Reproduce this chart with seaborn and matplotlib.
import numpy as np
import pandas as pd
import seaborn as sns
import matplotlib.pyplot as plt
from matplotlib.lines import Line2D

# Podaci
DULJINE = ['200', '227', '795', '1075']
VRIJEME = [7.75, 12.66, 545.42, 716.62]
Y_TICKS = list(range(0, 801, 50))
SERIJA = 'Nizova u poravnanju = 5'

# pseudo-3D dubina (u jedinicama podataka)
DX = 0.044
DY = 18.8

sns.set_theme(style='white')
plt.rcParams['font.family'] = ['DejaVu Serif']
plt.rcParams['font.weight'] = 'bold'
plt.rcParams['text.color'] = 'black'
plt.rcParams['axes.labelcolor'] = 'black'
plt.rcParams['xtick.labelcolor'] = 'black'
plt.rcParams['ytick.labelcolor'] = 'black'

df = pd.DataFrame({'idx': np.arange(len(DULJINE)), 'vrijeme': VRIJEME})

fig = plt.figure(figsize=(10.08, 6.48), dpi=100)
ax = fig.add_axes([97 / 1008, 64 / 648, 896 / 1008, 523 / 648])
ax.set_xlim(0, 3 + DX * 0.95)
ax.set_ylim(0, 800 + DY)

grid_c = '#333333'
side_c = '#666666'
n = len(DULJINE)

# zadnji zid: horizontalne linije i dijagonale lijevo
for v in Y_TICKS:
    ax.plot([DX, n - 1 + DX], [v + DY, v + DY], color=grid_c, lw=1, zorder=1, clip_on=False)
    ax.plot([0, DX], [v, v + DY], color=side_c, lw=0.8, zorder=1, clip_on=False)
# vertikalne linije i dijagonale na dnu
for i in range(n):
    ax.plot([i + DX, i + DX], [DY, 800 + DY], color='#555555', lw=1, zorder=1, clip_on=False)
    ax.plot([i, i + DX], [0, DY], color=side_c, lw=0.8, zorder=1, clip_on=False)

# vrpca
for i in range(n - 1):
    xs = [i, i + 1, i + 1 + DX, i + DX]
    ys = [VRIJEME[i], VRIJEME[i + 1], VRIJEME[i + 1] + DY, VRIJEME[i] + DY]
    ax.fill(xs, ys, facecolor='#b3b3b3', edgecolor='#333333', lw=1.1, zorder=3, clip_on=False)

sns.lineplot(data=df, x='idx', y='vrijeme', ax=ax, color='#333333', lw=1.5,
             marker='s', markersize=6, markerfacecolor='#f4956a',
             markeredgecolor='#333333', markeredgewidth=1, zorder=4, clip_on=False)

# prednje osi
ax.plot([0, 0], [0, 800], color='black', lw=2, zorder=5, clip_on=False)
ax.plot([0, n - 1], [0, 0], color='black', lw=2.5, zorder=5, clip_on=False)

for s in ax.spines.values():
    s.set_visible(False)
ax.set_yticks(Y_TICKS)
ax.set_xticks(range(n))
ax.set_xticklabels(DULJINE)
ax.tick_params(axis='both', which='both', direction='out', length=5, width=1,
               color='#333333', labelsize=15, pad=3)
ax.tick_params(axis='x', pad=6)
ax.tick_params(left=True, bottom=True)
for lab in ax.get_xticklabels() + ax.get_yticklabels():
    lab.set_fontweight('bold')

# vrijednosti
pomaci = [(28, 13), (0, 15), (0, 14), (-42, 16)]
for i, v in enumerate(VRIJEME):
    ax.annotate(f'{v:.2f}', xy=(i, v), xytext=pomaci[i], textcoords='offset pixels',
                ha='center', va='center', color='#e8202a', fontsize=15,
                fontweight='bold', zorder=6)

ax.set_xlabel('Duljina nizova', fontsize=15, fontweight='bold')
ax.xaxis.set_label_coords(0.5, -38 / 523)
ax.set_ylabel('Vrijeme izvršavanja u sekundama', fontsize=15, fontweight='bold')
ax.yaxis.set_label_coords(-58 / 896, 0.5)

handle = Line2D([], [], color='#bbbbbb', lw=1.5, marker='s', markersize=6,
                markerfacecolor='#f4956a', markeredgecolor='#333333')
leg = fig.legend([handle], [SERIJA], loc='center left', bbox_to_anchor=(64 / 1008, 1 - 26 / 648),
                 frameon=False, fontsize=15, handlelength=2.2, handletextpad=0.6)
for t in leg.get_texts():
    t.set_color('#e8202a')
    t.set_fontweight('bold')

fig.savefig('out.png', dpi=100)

* Direction:
Pick each line holding the word "matplotlib" out of the data and copy it.

* Result for this exercise:
Reproduce this chart with seaborn and matplotlib.
import matplotlib.pyplot as plt
from matplotlib.lines import Line2D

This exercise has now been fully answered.